- **DESCRIPTION OF THE TASK**
Within the records below, find each line that holds the string "matplotlib", then copy it.
******************************
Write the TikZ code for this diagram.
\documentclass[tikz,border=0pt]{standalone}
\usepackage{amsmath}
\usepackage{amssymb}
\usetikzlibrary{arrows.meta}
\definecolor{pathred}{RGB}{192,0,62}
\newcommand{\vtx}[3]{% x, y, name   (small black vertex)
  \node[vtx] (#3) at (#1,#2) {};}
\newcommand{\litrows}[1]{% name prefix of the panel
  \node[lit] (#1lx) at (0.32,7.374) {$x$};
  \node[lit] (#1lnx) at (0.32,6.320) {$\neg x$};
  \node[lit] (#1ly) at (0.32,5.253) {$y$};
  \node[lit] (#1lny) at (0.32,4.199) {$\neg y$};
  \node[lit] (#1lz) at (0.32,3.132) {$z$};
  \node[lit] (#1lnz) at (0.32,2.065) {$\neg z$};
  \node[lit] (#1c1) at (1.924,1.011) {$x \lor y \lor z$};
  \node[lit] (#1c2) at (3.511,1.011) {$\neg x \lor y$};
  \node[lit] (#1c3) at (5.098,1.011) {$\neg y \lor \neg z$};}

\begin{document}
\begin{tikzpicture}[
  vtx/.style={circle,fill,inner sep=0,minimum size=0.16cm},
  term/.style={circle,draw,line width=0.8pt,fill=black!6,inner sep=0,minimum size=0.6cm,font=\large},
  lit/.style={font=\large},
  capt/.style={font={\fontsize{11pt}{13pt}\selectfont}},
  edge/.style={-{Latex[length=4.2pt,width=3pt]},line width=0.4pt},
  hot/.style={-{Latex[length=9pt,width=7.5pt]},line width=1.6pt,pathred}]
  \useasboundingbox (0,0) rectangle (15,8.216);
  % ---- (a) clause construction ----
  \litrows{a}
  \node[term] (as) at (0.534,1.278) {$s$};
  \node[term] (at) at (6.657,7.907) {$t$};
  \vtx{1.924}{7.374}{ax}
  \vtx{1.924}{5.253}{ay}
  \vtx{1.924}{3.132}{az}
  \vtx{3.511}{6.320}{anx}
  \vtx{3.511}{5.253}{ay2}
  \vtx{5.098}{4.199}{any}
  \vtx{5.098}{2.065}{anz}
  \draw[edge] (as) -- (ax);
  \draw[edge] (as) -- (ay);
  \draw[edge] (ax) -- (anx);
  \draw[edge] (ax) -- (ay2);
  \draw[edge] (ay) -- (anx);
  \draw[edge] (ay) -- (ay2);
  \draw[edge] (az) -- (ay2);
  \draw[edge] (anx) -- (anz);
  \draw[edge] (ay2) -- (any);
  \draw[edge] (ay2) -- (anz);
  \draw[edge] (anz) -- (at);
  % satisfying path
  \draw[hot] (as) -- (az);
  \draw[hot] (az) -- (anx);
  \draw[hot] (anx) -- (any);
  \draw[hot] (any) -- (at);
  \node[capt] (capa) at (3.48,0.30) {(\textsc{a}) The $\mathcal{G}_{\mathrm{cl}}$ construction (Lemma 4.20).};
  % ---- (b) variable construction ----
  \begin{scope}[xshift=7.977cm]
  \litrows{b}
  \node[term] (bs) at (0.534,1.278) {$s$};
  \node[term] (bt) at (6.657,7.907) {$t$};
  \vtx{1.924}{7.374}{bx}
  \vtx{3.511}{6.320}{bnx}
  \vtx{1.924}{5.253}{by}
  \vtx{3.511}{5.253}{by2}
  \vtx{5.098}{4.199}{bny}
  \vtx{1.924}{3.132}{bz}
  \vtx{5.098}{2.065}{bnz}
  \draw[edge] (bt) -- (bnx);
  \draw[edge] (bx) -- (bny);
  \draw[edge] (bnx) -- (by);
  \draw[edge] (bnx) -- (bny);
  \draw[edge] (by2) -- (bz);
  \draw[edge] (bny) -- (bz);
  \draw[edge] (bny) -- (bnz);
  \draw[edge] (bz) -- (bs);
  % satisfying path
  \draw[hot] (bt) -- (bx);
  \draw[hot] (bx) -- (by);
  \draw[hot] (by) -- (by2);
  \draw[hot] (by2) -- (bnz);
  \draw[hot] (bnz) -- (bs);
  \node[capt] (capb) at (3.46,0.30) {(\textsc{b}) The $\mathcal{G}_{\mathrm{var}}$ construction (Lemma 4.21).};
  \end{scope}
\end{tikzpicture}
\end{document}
******************************
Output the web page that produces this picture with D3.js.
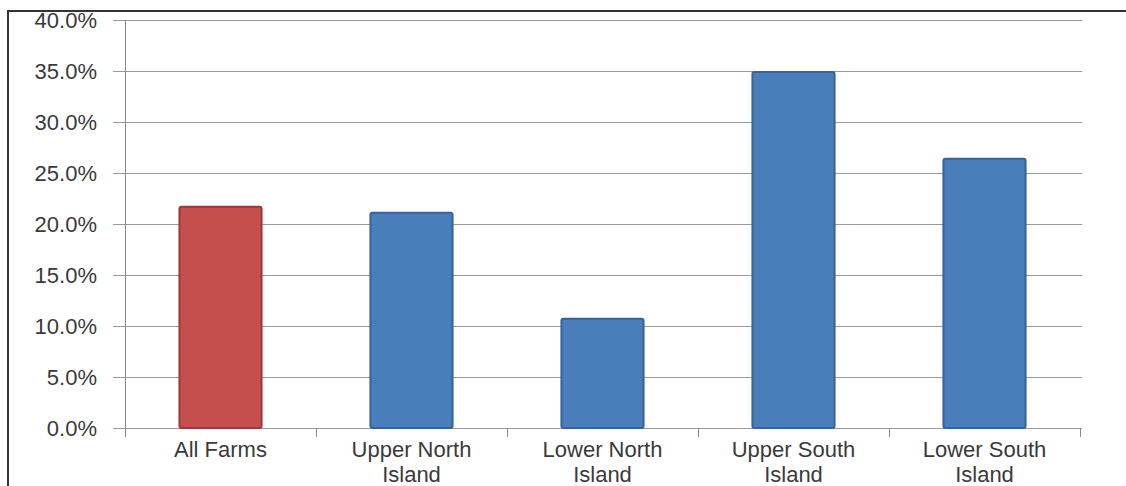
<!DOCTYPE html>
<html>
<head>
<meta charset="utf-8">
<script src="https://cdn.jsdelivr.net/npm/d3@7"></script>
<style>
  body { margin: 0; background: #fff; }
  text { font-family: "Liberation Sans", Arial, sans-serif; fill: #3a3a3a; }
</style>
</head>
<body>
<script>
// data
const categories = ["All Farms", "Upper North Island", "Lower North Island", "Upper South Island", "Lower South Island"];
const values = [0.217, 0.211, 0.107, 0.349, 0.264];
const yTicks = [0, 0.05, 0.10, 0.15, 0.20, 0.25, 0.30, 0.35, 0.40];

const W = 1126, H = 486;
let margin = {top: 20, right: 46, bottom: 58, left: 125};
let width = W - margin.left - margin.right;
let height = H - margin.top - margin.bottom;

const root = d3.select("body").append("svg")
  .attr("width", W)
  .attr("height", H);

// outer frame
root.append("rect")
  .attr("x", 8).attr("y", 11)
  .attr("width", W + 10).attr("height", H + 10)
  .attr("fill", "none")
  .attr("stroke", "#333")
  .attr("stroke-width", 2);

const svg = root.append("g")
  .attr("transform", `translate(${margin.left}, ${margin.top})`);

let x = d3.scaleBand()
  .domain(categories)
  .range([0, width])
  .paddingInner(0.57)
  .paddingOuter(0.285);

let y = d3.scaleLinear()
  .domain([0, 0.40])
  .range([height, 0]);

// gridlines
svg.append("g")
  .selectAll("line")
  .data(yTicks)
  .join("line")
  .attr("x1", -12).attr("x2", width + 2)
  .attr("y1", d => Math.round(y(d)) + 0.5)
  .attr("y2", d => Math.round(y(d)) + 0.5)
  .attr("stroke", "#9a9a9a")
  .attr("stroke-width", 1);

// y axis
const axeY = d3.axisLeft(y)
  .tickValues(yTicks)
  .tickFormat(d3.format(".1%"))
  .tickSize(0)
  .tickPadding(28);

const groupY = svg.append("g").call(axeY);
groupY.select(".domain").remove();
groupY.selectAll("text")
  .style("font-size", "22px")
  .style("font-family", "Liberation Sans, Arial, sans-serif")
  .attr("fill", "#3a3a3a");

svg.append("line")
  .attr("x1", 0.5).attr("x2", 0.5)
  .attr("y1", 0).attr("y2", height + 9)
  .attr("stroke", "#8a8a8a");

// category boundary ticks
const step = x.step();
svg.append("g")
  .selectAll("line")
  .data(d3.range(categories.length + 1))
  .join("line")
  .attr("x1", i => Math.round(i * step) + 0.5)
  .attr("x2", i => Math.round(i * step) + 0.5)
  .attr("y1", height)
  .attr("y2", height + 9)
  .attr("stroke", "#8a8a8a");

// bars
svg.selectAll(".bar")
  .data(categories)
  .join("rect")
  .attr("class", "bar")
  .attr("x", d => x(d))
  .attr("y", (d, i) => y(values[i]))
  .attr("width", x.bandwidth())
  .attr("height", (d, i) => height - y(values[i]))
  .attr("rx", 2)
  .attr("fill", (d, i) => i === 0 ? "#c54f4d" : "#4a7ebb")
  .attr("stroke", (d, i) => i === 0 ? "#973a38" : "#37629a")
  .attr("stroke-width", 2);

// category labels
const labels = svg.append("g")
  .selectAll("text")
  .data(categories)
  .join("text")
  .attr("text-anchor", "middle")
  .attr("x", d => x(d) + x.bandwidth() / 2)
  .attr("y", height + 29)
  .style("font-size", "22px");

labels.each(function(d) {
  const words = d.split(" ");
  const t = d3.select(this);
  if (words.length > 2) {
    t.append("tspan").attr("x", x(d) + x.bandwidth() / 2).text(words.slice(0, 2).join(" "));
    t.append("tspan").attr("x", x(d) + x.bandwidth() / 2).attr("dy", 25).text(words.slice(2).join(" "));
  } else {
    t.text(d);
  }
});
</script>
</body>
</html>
******************************
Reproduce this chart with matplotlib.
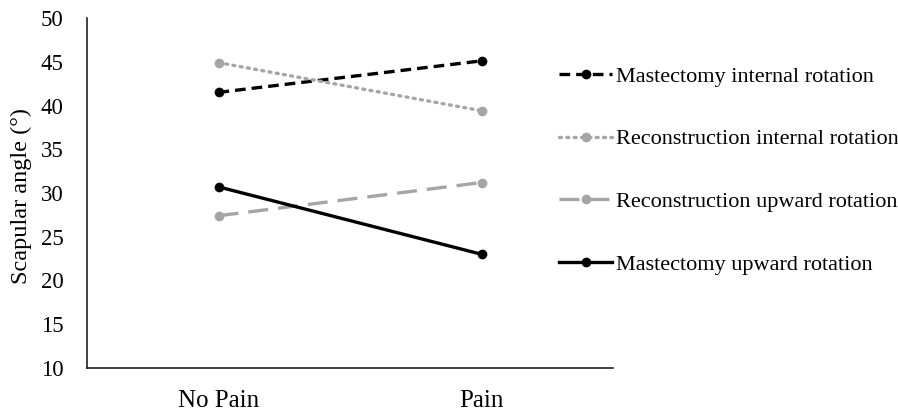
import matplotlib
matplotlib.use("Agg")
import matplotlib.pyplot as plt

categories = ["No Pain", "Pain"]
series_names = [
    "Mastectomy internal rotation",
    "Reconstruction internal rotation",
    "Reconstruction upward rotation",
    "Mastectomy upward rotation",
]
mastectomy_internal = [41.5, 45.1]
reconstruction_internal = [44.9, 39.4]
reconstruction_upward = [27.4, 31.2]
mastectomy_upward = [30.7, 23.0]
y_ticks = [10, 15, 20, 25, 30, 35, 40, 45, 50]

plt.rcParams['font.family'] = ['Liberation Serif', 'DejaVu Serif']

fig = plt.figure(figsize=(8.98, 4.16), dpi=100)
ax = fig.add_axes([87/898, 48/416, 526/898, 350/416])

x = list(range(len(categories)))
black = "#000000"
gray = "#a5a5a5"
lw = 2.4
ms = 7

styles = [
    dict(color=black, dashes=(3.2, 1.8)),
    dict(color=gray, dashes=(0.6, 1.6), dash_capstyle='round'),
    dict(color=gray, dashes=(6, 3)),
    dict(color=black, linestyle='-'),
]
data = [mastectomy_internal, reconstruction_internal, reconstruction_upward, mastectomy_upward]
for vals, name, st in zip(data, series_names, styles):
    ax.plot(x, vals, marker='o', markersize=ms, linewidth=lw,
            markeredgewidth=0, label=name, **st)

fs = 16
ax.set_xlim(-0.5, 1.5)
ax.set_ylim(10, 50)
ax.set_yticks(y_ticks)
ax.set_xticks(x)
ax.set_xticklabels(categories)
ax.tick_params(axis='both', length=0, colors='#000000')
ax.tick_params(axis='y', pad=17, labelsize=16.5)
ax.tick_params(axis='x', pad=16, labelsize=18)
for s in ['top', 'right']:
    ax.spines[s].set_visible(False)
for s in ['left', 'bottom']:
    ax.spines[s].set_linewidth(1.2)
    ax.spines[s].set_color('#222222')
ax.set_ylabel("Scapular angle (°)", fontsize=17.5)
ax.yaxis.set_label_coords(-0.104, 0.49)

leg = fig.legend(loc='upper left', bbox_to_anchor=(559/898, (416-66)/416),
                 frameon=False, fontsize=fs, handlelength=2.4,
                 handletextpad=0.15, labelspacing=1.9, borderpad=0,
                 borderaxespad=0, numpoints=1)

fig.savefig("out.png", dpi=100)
******************************
- **SOLVED EXERCISE**
Reproduce this chart with matplotlib.
import matplotlib
matplotlib.use("Agg")
import matplotlib.pyplot as plt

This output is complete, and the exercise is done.